Más allá de los regímenes políticos, el autoritarismo era visto como la exigencia de obediencia a los superiores, es decir, a quienes "naturalmente" ocupaban las mayores jerarquías en la familia, la escuela, la empresa, el partido o el sindicato, el gobierno mismo. En esa misma lógica se combatieron las ideologías que negaban la igualdad de los seres humanos, que justificaban la discriminación por raza, religión, clase social, género, uso del lenguaje y otros símbolos, como el atuendo personal y los gustos artísticos.

Los movimientos de los jóvenes, entonces, fueron contra todo tipo de dominación, especialmente por medios coercitivos, pues se presumía, con razón teórica e histórica, que la dominación generaba desigualdades políticas, sociales, económicas y culturales.

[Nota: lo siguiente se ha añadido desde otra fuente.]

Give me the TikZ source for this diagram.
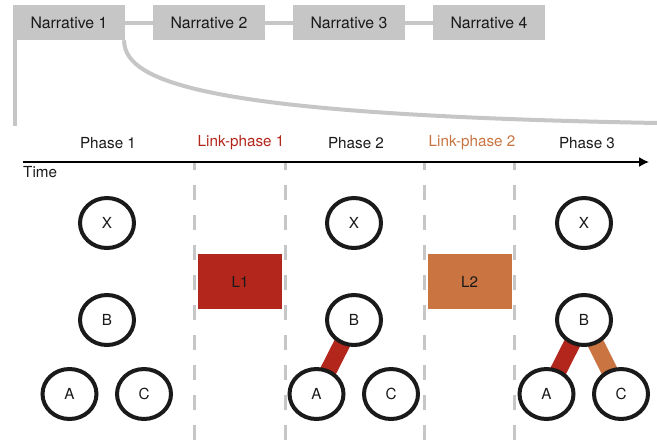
\documentclass[tikz,border=0pt]{standalone}
\usepackage{fontspec}
\setmainfont{TeX Gyre Heros}
\usetikzlibrary{shapes.geometric,backgrounds,arrows.meta}
\definecolor{linkred}{HTML}{B2261B}
\definecolor{linkorange}{HTML}{C97441}
\definecolor{narrgray}{HTML}{C6C6C6}
\definecolor{ink}{HTML}{1A1A1A}

\begin{document}
\begin{tikzpicture}[x=0.03cm,y=-0.03cm,font=\fontsize{13}{15}\selectfont,text=ink,
  narr/.style={fill=narrgray, minimum width=3.36cm, minimum height=1.05cm, inner sep=0, font=\fontsize{13.5}{15}\selectfont},
  narrline/.style={draw=narrgray, line width=0.12cm},
  ent/.style={draw=ink, fill=white, ellipse, line width=0.12cm, minimum width=1.62cm, minimum height=1.5cm, inner sep=0},
  lnk/.style={minimum width=2.52cm, minimum height=1.65cm, inner sep=0},
  sep/.style={draw=narrgray, line width=0.09cm, dash pattern=on 0.45cm off 0.45cm, dash phase=0.24cm},
  band/.style={line width=0.5cm}]
\useasboundingbox (0,0) rectangle (657,442);

% narratives
\node[narr] (n1) at (69,22.5) {Narrative 1};
\node[narr] (n2) at (209,22.5) {Narrative 2};
\node[narr] (n3) at (349,22.5) {Narrative 3};
\node[narr] (n4) at (489,22.5) {Narrative 4};
\draw[narrline] (n1) -- (n2);
\draw[narrline] (n2) -- (n3);
\draw[narrline] (n3) -- (n4);
\coordinate (zl) at (15,126);
\coordinate (zr) at (657,123);
\draw[narrline] (zl |- n1.south) -- (zl);
\draw[narrline] ([xshift=-1pt]n1.south east) .. controls +(0,45) and (220,115) .. (zr);

% time axis
\coordinate (t0) at (23,162);
\coordinate (t1) at (649,162);
\draw[-{Latex[length=0.3cm,width=0.3cm]}, line width=0.045cm, draw=black] (t0) -- (t1);
\node[anchor=west, inner sep=0] (time) at (23,172) {Time};

\node (p1) at (108,143) {Phase 1};
\node[text=linkred] (lp1) at (241,143) {Link-phase 1};
\node (p2) at (356,143) {Phase 2};
\node[text=linkorange] (lp2) at (472,143) {Link-phase 2};
\node (p3) at (587,143) {Phase 3};

\foreach \x in {194,285,424,514}
  \draw[sep] (\x,163) -- (\x,442);

\node[lnk, fill=linkred] (l1) at (240,281.5) {L1};
\node[lnk, fill=linkorange] (l2) at (469.5,281.5) {L2};

% entities per phase
\foreach \i/\cx in {1/107,2/354,3/584} {
  \node[ent] (x\i) at (\cx,223) {X};
  \node[ent] (b\i) at (\cx,320) {B};
  \node[ent] (a\i) at (\cx-37.5,394) {A};
  \node[ent] (c\i) at (\cx+37,394) {C};
}

\begin{scope}[on background layer]
\draw[band, linkred] (b2.center) -- (a2.center);
\draw[band, linkred] (b3.center) -- (a3.center);
\draw[band, linkorange] (b3.center) -- (c3.center);
\end{scope}
\end{tikzpicture}
\end{document}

La palabra consenso, en lugar de aceptación y obediencia, cobró forma y expresión: se convirtió en un motivo de lucha, asociado a la democracia, y se entendía por ésta la principal oposición a cualquier forma de autoritarismo y dominación, una conquista a lograr.

El antiautoritarismo se convirtió en sinónimo de igualitarismo, razón por la cual el socialismo, que todavía era una demanda en el 68, era concebido como tendencia al igualitarismo. El socialismo era anticapitalista, y el capitalismo era igual a la tendencia a mayor desigualdad o a afirmar la desigualdad. De ahí que los movimientos del 68 fueron no sólo antiautoritarios, sino por el socialismo: por un socialismo democrático, como el que se había planteado en Checoslovaquia ese mismo año y que fue reprimido por instrucciones de la dictadura burocrática de la Unión Soviética mediante el uso de la fuerza militar.

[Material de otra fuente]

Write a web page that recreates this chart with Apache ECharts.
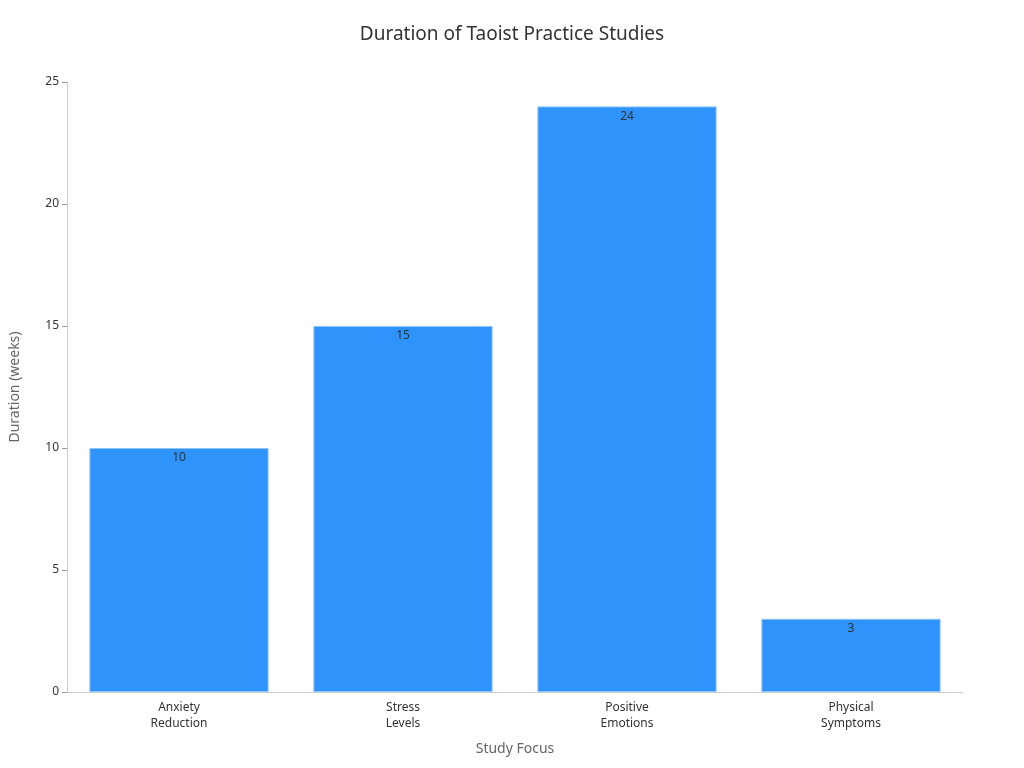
<!DOCTYPE html>
<html><head><meta charset="utf-8">
<script src="https://cdn.jsdelivr.net/npm/echarts@6/dist/echarts.min.js"></script>
<style>html,body{margin:0;padding:0}#c{width:1024px;height:768px}</style>
</head><body><div id="c"></div>
<script>
const categories = ["Anxiety\nReduction", "Stress\nLevels", "Positive\nEmotions", "Physical\nSymptoms"];
const durations = [10, 15, 24, 3];
const chart = echarts.init(document.getElementById('c'));
chart.setOption({
  animation: false,
  textStyle: { fontFamily: 'Noto Sans' },
  title: { text: 'Duration of Taoist Practice Studies', left: 'center', top: 20,
    textStyle: { fontSize: 19, fontWeight: 'normal', color: '#333' } },
  grid: { left: 60, right: 61, top: 82, bottom: 76 },
  xAxis: { type: 'category', data: categories, name: 'Study Focus', nameLocation: 'middle', nameGap: 50,
    nameTextStyle: { color: '#666', fontSize: 14 },
    axisLine: { lineStyle: { color: '#ccc' } }, axisTick: { show: false },
    axisLabel: { color: '#333', fontSize: 12, lineHeight: 16 } },
  yAxis: { type: 'value', min: 0, max: 25, interval: 5, name: 'Duration (weeks)', nameLocation: 'middle', nameGap: 45,
    nameTextStyle: { color: '#666', fontSize: 14 },
    axisLine: { show: true, lineStyle: { color: '#ccc' } }, axisTick: { show: true, lineStyle: { color: '#999' } },
    axisLabel: { color: '#333', fontSize: 12 }, splitLine: { show: false } },
  series: [{ type: 'bar', data: durations, barCategoryGap: '20%',
    itemStyle: { color: '#2E93FA', borderColor: '#8cc4fb', borderWidth: 1 },
    label: { show: true, position: 'insideTop', color: '#333', fontSize: 12, distance: 4 } }]
});
</script></body></html>
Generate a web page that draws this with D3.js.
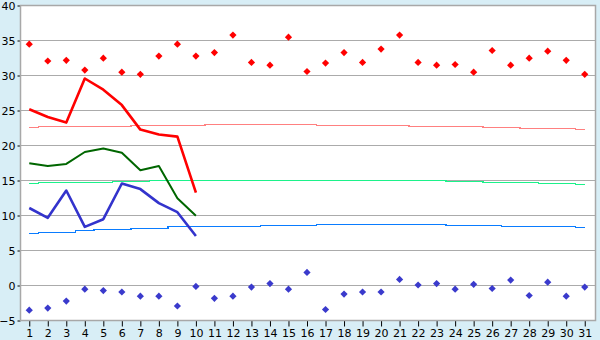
<!DOCTYPE html>
<html><head><meta charset="utf-8">
<script src="https://cdn.jsdelivr.net/npm/d3@7"></script>
<style>
html,body{margin:0;padding:0;background:#d8eef6;}
svg{display:block;}
text{font-family:"DejaVu Sans",Verdana,sans-serif;font-size:11px;fill:#000;}
</style></head><body>
<svg id="chart" width="600" height="340"></svg>
<script>
const days = [1,2,3,4,5,6,7,8,9,10,11,12,13,14,15,16,17,18,19,20,21,22,23,24,25,26,27,28,29,30,31];
const yTicks = [-5,0,5,10,15,20,25,30,35,40];
const recordMax = [34.4,32.0,32.1,30.7,32.4,30.4,30.1,32.7,34.4,32.7,33.2,35.7,31.8,31.4,35.4,30.5,31.7,33.2,31.8,33.7,35.7,31.8,31.4,31.5,30.4,33.5,31.4,32.4,33.4,32.1,30.1];
const recordMin = [-3.6,-3.3,-2.3,-0.6,-0.8,-1.0,-1.6,-1.6,-3.0,-0.2,-1.9,-1.6,-0.3,0.2,-0.6,1.8,-3.5,-1.3,-1.0,-1.0,0.8,0.0,0.2,-0.6,0.1,-0.5,0.7,-1.5,0.4,-1.6,-0.3];
const tMax = [25.1,24.0,23.2,29.5,27.9,25.7,22.2,21.5,21.2,13.2];
const tAvg = [17.4,17.0,17.3,19.0,19.5,18.9,16.4,17.0,12.4,9.9];
const tMin = [11.0,9.6,13.5,8.3,9.4,14.5,13.7,11.7,10.4,7.0];
const normalMax = [22.57,22.71,22.71,22.71,22.71,22.71,22.81,22.81,22.81,22.81,22.95,22.95,22.95,22.95,22.95,22.95,22.81,22.81,22.81,22.81,22.81,22.67,22.67,22.67,22.67,22.52,22.52,22.38,22.38,22.38,22.24];
const normalAvg = [14.55,14.7,14.7,14.7,14.7,14.85,14.85,14.97,14.97,14.97,14.97,14.97,14.97,14.97,14.97,14.97,14.97,14.97,14.97,14.97,14.97,14.97,14.97,14.85,14.85,14.7,14.7,14.7,14.55,14.55,14.4];
const normalMin = [7.4,7.6,7.6,7.8,8.0,8.0,8.2,8.2,8.38,8.38,8.38,8.38,8.38,8.52,8.52,8.52,8.67,8.67,8.67,8.67,8.67,8.67,8.67,8.52,8.52,8.52,8.38,8.38,8.38,8.38,8.24];

const svg = d3.select("#chart");
const L = 20, R = 595, T = 5, B = 320;
const x = d3.scaleBand().domain(days).range([L, R - 1]);
const cx = d => x(d) + x.bandwidth() / 2;
const y = d3.scaleLinear().domain([-5, 40]).range([B, T]);

// plot background
svg.append("rect").attr("x", L + 0.5).attr("y", T + 0.5).attr("width", R - L).attr("height", B - T)
  .attr("fill", "#fff");

// gridlines
svg.append("g").selectAll("line").data(yTicks.filter(v => v > -5 && v < 40)).join("line")
  .attr("x1", L).attr("x2", R).attr("y1", d => Math.round(y(d)) + 0.5).attr("y2", d => Math.round(y(d)) + 0.5)
  .attr("stroke", "#ababab").attr("stroke-width", 1);

// y axis
const yAxis = d3.axisLeft(y).tickValues(yTicks).tickSize(3).tickPadding(2).tickFormat(d3.format("d"));
const gy = svg.append("g").attr("transform", `translate(${L + 0.5},0.5)`).call(yAxis);
gy.select(".domain").remove();
gy.selectAll(".tick line").attr("stroke", "#000");
gy.selectAll(".tick text").style("font-size", "11px").attr("font-family", null);

// x axis
const xAxis = d3.axisBottom(x).tickSize(6).tickPadding(3);
const gx = svg.append("g").attr("transform", `translate(0.5,${B + 0.5})`).call(xAxis);
gx.select(".domain").remove();
gx.selectAll(".tick line").attr("stroke", "#000");
gx.selectAll(".tick text").style("font-size", "11px").attr("font-family", null);

// border
svg.append("rect").attr("x", L + 0.5).attr("y", T + 0.5).attr("width", R - L).attr("height", B - T)
  .attr("fill", "none").attr("stroke", "#a8a8a8").attr("stroke-width", 1.5);

// normals (step lines)
const stepLine = d3.line().x((d, i) => cx(days[i])).y(d => Math.round(y(d)) + 0.5).curve(d3.curveStep);
[[normalMax, "#ff8080"], [normalAvg, "#1cf28a"], [normalMin, "#0a7cff"]].forEach(([arr, c]) => {
  svg.append("path").datum(arr).attr("d", stepLine).attr("fill", "none")
    .attr("stroke", c).attr("stroke-width", 1.5).attr("shape-rendering", "crispEdges");
});

// observed lines
const line = d3.line().x((d, i) => cx(days[i])).y(d => y(d));
[[tMax, "#ff0000", 2.6], [tAvg, "#006600", 2], [tMin, "#3333cc", 2.6]].forEach(([arr, c, w]) => {
  svg.append("path").datum(arr).attr("d", line).attr("fill", "none")
    .attr("stroke", c).attr("stroke-width", w).attr("stroke-linejoin", "round");
});

// records
const diamond = d3.symbol().type(d3.symbolSquare).size(26);
svg.append("g").selectAll("path").data(recordMax).join("path")
  .attr("d", diamond).attr("fill", "#ff0000")
  .attr("transform", (d, i) => `translate(${cx(days[i])},${y(d)}) rotate(45)`);
svg.append("g").selectAll("path").data(recordMin).join("path")
  .attr("d", diamond).attr("fill", "#3a3acc")
  .attr("transform", (d, i) => `translate(${cx(days[i])},${y(d)}) rotate(45)`);
</script>
</body></html>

Los gobiernos entendieron el mensaje del 68, particularmente los de los países más desarrollados. El mexicano no entendió nada. Sus ideólogos pensaron que dándoles el voto a los jóvenes de 18 años, estuvieran casados o solteros, sería suficiente. El resultado fue que los jóvenes radicalizados por la represión de que fueron objeto se marginaron de las instituciones e intentaron otras formas de protesta, voluntaristas si se quiere, pero comprensibles ante la incapacidad del sistema para flexibilizarse en términos reales. Los movimientos guerrilleros reaparecieron. La represión aumentó, incluso ilegal, como fue la Brigada Blanca, consentida por el gobierno de López Portillo. En América Latina se generalizaron las dictaduras militares, por iniciativa del gobierno de Washington y de las oligarquías locales. Había que terminar de una vez por todas -creían- con los movimientos radicales de izquierda, con la subversión y con el sentimiento antiestadunidense. Luego vendría la democracia, ya sin guerrilleros.

Se inventó entonces la democracia, no la que exigían los jóvenes del 68, sino una democracia formal, consistente en pluripartidismos, alternancia en el poder, efectividad del sufragio y otras medidas semejantes. Los teóricos de la transición a la democracia (sin adjetivos) se volvieron los nuevos ideólogos de la nueva derecha, y por iniciativa de Estados Unidos, con la complicidad del Fondo Monetario Internacional y del Banco Mundial, se generalizaron los gobiernos formalmente no autoritarios. Ahora la democracia (formal) es instrumento de dominación y hasta justificación para que la potencia imperial y sus aliados invadan a otros países, "para imponerla".

Los movimientos de hace 35 años cambiaron muchas cosas, de eso no cabe duda, pero los grandes poderes de los grandes países, seguidos de sus socios menores en los países subdesarrollados, expropiaron aquellas ideas para convertirlas en nuevas formas de dominación, ahora aparentemente democrática. La democracia formal se amplió, ciertamente, pero con ella también las desigualdades sociales y la pobreza.

El mejor homenaje a los mártires del 68 sería dar a la democracia de los poderosos un nuevo contenido, un contenido social que nunca debió perder.